ただ、いつもと違ってもうにやついているから気になっているだけなのだ、俺達は。
「恐怖の極限では笑うしかないって言うだろ。お前達も含めて影響を受けるなら真面目にもなるが、俺だけってのがどうもな……今は何も分からないから笑うしかない。怯えて立ち止まってたらあんな風になるからな」
「…………いつも聞くんだけどさ。お前って人生十周目くらいなんじゃないか? 本当に小学生か? 中学受験を一生失敗してるとかじゃなくて?」
「人生が十周、面白い発想だな。でもそれだけやり込んでたらわざわざお前達を巻き込んでまで調査とかしなくていいだろ。それこそ経験談でさ」
ぐうの音も出ない正論をかまされてしまった。レベルMaxになったのにも拘らずわざわざ一からレベル上げを(上がりもしないのに)する人間はいない。徒労であり無意義だ。
「そういえば火丑市の方にはまほろば駅ってのがあって、過去に戻った人間が居るとか居ないとか言われてるな。
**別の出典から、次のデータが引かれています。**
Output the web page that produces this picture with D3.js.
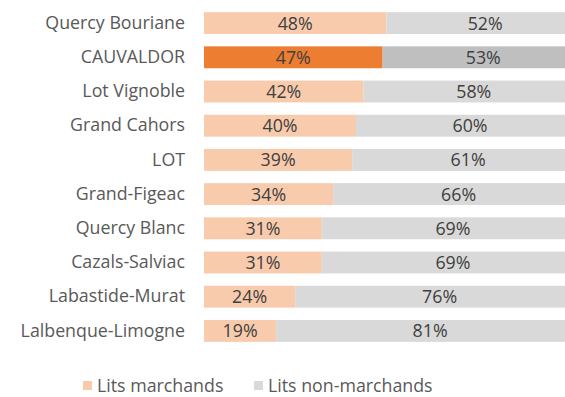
<!DOCTYPE html>
<html>
<head>
<meta charset="utf-8">
<script src="https://cdn.jsdelivr.net/npm/d3@7"></script>
<style>
  html, body { margin: 0; padding: 0; background: #fff; overflow: hidden; }
  svg { display: block; font-family: "Open Sans", sans-serif; }
</style>
</head>
<body>
<svg id="chart" width="565" height="397"></svg>
<script>
// Share of tourist beds by territory
const territories = ["Quercy Bouriane", "CAUVALDOR", "Lot Vignoble", "Grand Cahors", "LOT",
  "Grand-Figeac", "Quercy Blanc", "Cazals-Salviac", "Labastide-Murat", "Lalbenque-Limogne"];
const marchands = [48, 47, 42, 40, 39, 34, 31, 31, 24, 19];
const nonMarchands = [52, 53, 58, 60, 61, 66, 69, 69, 76, 81];
const highlighted = "CAUVALDOR";
const seriesNames = ["Lits marchands", "Lits non-marchands"];

const colors = {
  marchands: "#F8CBAD", marchandsHi: "#ED7D31",
  non: "#D9D9D9", nonHi: "#BFBFBF"
};
const fontSize = 17.8;

const svg = d3.select("#chart");
const x = d3.scaleLinear().domain([0, 100]).range([204, 584]);
const y = d3.scaleBand().domain(territories).range([6, 348]).paddingInner(0.36).paddingOuter(0.18);

const rows = territories.map((t, i) => ({ t, m: marchands[i], n: nonMarchands[i] }));

const g = svg.append("g");
const row = g.selectAll("g.row").data(rows).join("g").attr("class", "row");

row.append("rect")
  .attr("x", x(0))
  .attr("y", d => y(d.t))
  .attr("width", d => x(d.m) - x(0))
  .attr("height", y.bandwidth())
  .attr("fill", d => d.t === highlighted ? colors.marchandsHi : colors.marchands);

row.append("rect")
  .attr("x", d => x(d.m))
  .attr("y", d => y(d.t))
  .attr("width", d => x(d.m + d.n) - x(d.m))
  .attr("height", y.bandwidth())
  .attr("fill", d => d.t === highlighted ? colors.nonHi : colors.non);

row.append("text")
  .attr("x", d => (x(0) + x(d.m)) / 2)
  .attr("y", d => y(d.t) + y.bandwidth() / 2)
  .attr("dy", "0.36em")
  .attr("text-anchor", "middle")
  .attr("font-size", fontSize)
  .attr("fill", "#404040")
  .text(d => d.m + "%");

row.append("text")
  .attr("x", d => (x(d.m) + x(d.m + d.n)) / 2)
  .attr("y", d => y(d.t) + y.bandwidth() / 2)
  .attr("dy", "0.36em")
  .attr("text-anchor", "middle")
  .attr("font-size", fontSize)
  .attr("fill", "#404040")
  .text(d => d.n + "%");

// Category axis
const yAxis = d3.axisLeft(y).tickSize(0).tickPadding(0);
const ax = svg.append("g").attr("transform", "translate(185,0)").call(yAxis);
ax.select(".domain").remove();
ax.selectAll("text").attr("font-size", fontSize).attr("fill", "#595959")
  .attr("font-family", "'Open Sans', sans-serif");

// Legend
const legend = svg.append("g");
const legendItems = [
  { name: seriesNames[0], color: colors.marchands, x: 83 },
  { name: seriesNames[1], color: colors.non, x: 254 }
];
const li = legend.selectAll("g").data(legendItems).join("g")
  .attr("transform", d => `translate(${d.x},381)`);
li.append("rect").attr("width", 9).attr("height", 9).attr("fill", d => d.color);
li.append("text").attr("x", 14).attr("y", 4.5).attr("dy", "0.36em")
  .attr("font-size", fontSize).attr("fill", "#595959").text(d => d.name);
</script>
</body>
</html>
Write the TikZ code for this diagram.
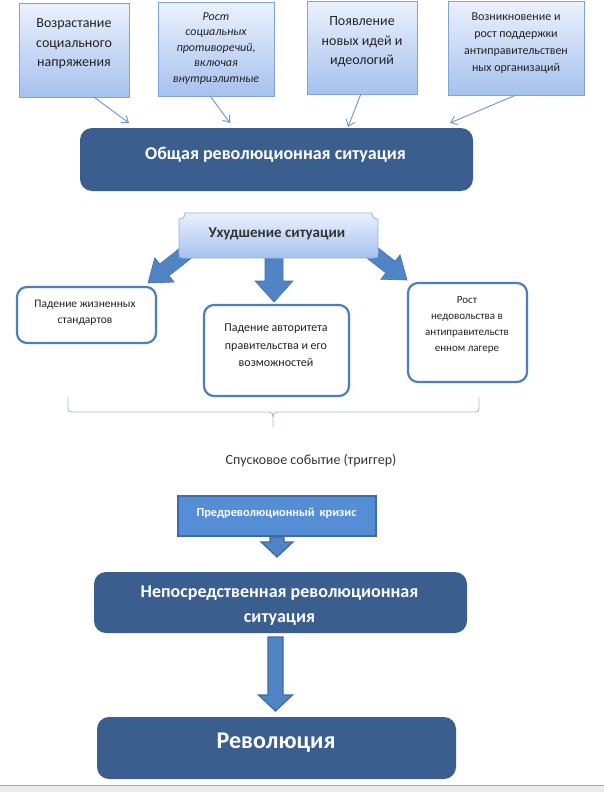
\documentclass[tikz,border=0pt]{standalone}
\usepackage{fontspec}
\setmainfont{Carlito}
\usetikzlibrary{calc,arrows.meta}
\definecolor{topA}{HTML}{EAF1FD}
\definecolor{topB}{HTML}{A6C1EE}
\definecolor{topBorder}{HTML}{7FA2D8}
\definecolor{darkbox}{HTML}{3A5F8E}
\definecolor{wborder}{HTML}{4A7EBE}
\definecolor{arrfill}{HTML}{5084C4}
\definecolor{arrdraw}{HTML}{4271AE}
\definecolor{crisis}{HTML}{558ED5}
\definecolor{crisisborder}{HTML}{3C6AA8}
\definecolor{thinline}{HTML}{6E93CF}
\definecolor{bracecol}{HTML}{AABDD7}
\definecolor{txt}{HTML}{222222}
\newcommand{\blockarrow}[7]{%
  \coordinate (#1-c) at ($(#3)!#6!(#2)$);
  \path[#7] ($(#2)!#4!90:(#3)$) -- ($(#1-c)!#4!90:(#3)$) -- ($(#1-c)!#5!90:(#3)$) -- (#3)
    -- ($(#1-c)!#5!-90:(#3)$) -- ($(#1-c)!#4!-90:(#3)$) -- ($(#2)!#4!-90:(#3)$) -- cycle;}
\tikzset{
  topbox/.style={rectangle, draw=topBorder, line width=1pt, top color=topA, bottom color=topB, inner sep=0pt, outer sep=0pt},
  darkrnd/.style={rectangle, rounded corners=12pt, fill=darkbox, inner sep=0pt, outer sep=0pt},
  whitebox/.style={rectangle, rounded corners=10pt, draw=wborder, line width=2.2pt, fill=white, inner sep=0pt, outer sep=0pt},
  label14/.style={align=center, text=txt, inner sep=0pt, font=\fontsize{14pt}{19.5pt}\selectfont},
  smalltxt/.style={align=center, text=txt, inner sep=0pt},
  whitetxt/.style={align=center, text=white, inner sep=0pt},
  thinarrow/.style={draw=thinline, line width=0.9pt, -{Straight Barb[length=6pt,width=9pt]}},
  barrow/.style={fill=arrfill, draw=arrdraw, line width=0.6pt},
  barrowdark/.style={fill=arrfill, draw=crisisborder, line width=1.2pt},
}
\begin{document}
\begin{tikzpicture}[x=1pt,y=-1pt]
\useasboundingbox (0,0) rectangle (604,792);
\fill[white] (0,0) rectangle (604,792);
% bottom band
\fill[black!8] (0,785) rectangle (604,792);
\draw[black!35, line width=0.8pt] (0,785) -- (604,785);

% top boxes
\node[topbox, minimum width=110pt, minimum height=93pt] (b1) at (74,50.5) {};
\node[topbox, minimum width=116pt, minimum height=93pt] (b2) at (216,49.5) {};
\node[topbox, minimum width=110pt, minimum height=92pt] (b3) at (362,48) {};
\node[topbox, minimum width=136pt, minimum height=93pt] (b4) at (516,48.5) {};
\node[label14] (t1) at (74,44) {Возрастание\\социального\\напряжения};
\node[smalltxt, font=\fontsize{12pt}{15.5pt}\selectfont\itshape] (t2) at (216,48.5) {Рост\\социальных\\противоречий,\\включая\\внутриэлитные};
\node[label14] (t3) at (362,42) {Появление\\новых идей и\\идеологий};
\node[smalltxt, font=\fontsize{12pt}{17pt}\selectfont] (t4) at (516,43) {Возникновение и\\рост поддержки\\антиправительствен\\ных организаций};

% general situation
\node[darkrnd, minimum width=393pt, minimum height=63pt] (gen) at (276.5,159.5) {};
\node[whitetxt, font=\fontsize{18pt}{21pt}\selectfont\bfseries] (gent) at (275.5,155) {Общая революционная ситуация};

\coordinate (e1) at (129,123);
\coordinate (e2) at (230,123);
\coordinate (e3) at (348,127);
\coordinate (e4) at (450,123);
\draw[thinarrow] ($(b1.south west)!0.68!(b1.south east)$) -- (e1);
\draw[thinarrow] ($(b2.south west)!0.45!(b2.south east)$) -- (e2);
\draw[thinarrow] ($(b3.south west)!0.49!(b3.south east)$) -- (e3);
\draw[thinarrow] ($(b4.south west)!0.5!(b4.south east)$) -- (e4);

% block arrows from "worsening"
\coordinate (la-s) at (187,252);
\coordinate (la-e) at (148,283);
\coordinate (ma-s) at (274,250);
\coordinate (ma-e) at (274,302);
\coordinate (ra-s) at (370,251);
\coordinate (ra-e) at (407,280);
\blockarrow{la}{la-s}{la-e}{7.5pt}{15.5pt}{21pt}{barrow}
\blockarrow{ma}{ma-s}{ma-e}{9pt}{19pt}{21pt}{barrow}
\blockarrow{ra}{ra-s}{ra-e}{7.5pt}{15.5pt}{21pt}{barrow}

% plaque "worsening"
\node[inner sep=0pt, minimum width=199pt, minimum height=45pt] (worse) at (278.5,235.5) {};
\path[draw=topBorder!80, line width=0.8pt, top color=topA, bottom color=topB]
  (179,219) .. controls (183,219) and (185,217) .. (185,213) -- (372,213)
  .. controls (372,217) and (374,219) .. (378,219) -- (378,254)
  .. controls (378,257) and (377,258) .. (374,258) -- (183,258)
  .. controls (180,258) and (179,257) .. (179,254) -- cycle;
\node[smalltxt, font=\fontsize{15pt}{17pt}\selectfont\bfseries, text=black!80] (worset) at (277,234) {Ухудшение ситуации};

% white boxes
\node[whitebox, minimum width=139pt, minimum height=56pt] (wl) at (86.5,315) {};
\node[whitebox, minimum width=145pt, minimum height=91pt] (wm) at (276.5,350.5) {};
\node[whitebox, minimum width=119pt, minimum height=99pt] (wr) at (467.5,332.5) {};
\node[smalltxt, font=\fontsize{11.5pt}{16pt}\selectfont] (wlt) at (85,313) {Падение жизненных\\стандартов};
\node[smalltxt, font=\fontsize{12pt}{17.5pt}\selectfont] (wmt) at (276,345.5) {Падение авторитета\\правительства и его\\возможностей};
\node[smalltxt, font=\fontsize{11pt}{16pt}\selectfont] (wrt) at (467,325) {Рост\\недовольства в\\антиправительств\\енном лагере};

% brace
\draw[bracecol, line width=0.9pt] (68,397) -- (68,408) .. controls (68,411) and (69,412) .. (72,412) -- (269,412)
  .. controls (272,412) and (273,414) .. (273,417) -- (273,427);
\draw[bracecol, line width=0.9pt] (273,417) .. controls (273,414) and (274,412) .. (277,412) -- (475,412)
  .. controls (478,412) and (479,411) .. (479,408) -- (479,397);

\node[smalltxt, font=\fontsize{14pt}{16pt}\selectfont, text=black!80] (trig) at (311,461) {Спусковое событие (триггер)};

% crisis box
\node[rectangle, fill=crisis, draw=crisisborder, line width=1.8pt, minimum width=198pt, minimum height=40pt, inner sep=0pt] (crisis) at (277,516) {};
\node[whitetxt, font=\fontsize{12.3pt}{14pt}\selectfont\bfseries] (crisist) at (276.5,513.5) {Предреволюционный\, кризис};
\coordinate (ca-s) at (277,537);
\coordinate (ca-e) at (277,557);
\blockarrow{ca}{ca-s}{ca-e}{7pt}{16pt}{15pt}{barrowdark}

% direct situation
\node[darkrnd, minimum width=373pt, minimum height=61pt] (direct) at (280.5,602.5) {};
\node[whitetxt, font=\fontsize{18pt}{25pt}\selectfont\bfseries] (directt) at (279.5,606) {Непосредственная революционная\\ситуация};

\coordinate (da-s) at (275.5,637);
\coordinate (da-e) at (275.5,711);
\blockarrow{da}{da-s}{da-e}{7.5pt}{17pt}{16pt}{barrowdark}

% revolution
\node[darkrnd, minimum width=359pt, minimum height=62pt] (rev) at (276.5,748) {};
\node[whitetxt, font=\fontsize{24pt}{28pt}\selectfont\bfseries] (revt) at (276,743) {Революция};
\end{tikzpicture}
\end{document}
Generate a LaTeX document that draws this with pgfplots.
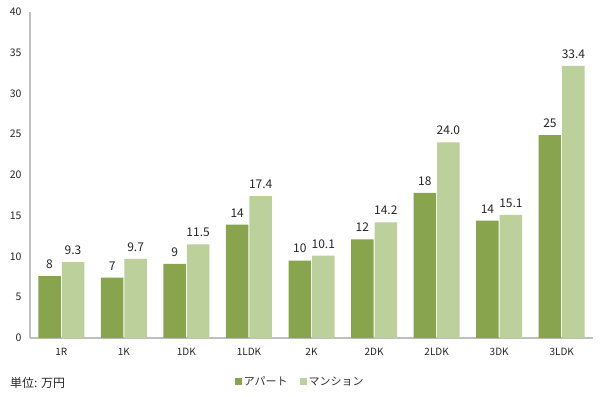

それを使えば十周くらいは出来るんじゃないか?」
「いや、本人が過去に戻ってるだけだから十周出来るのは時代だけで結局一回きりだろ」
「あ、そっか」
…………何とも微妙に気まずい沈黙が森に下りる。
「そんなどうでもいい事話してないで探しましょうよ! リューマも何会話に乗ってるのッ? 馬鹿じゃないの!?」
緊張感が無いのは俺もだった。綾子にはナイスと言わざるを得ない。流石にこれ以上彼女の機嫌を損ねるのは都合が悪いと判断したのだろう。当ても無く鳳介が山の頂上目指して歩き始めた。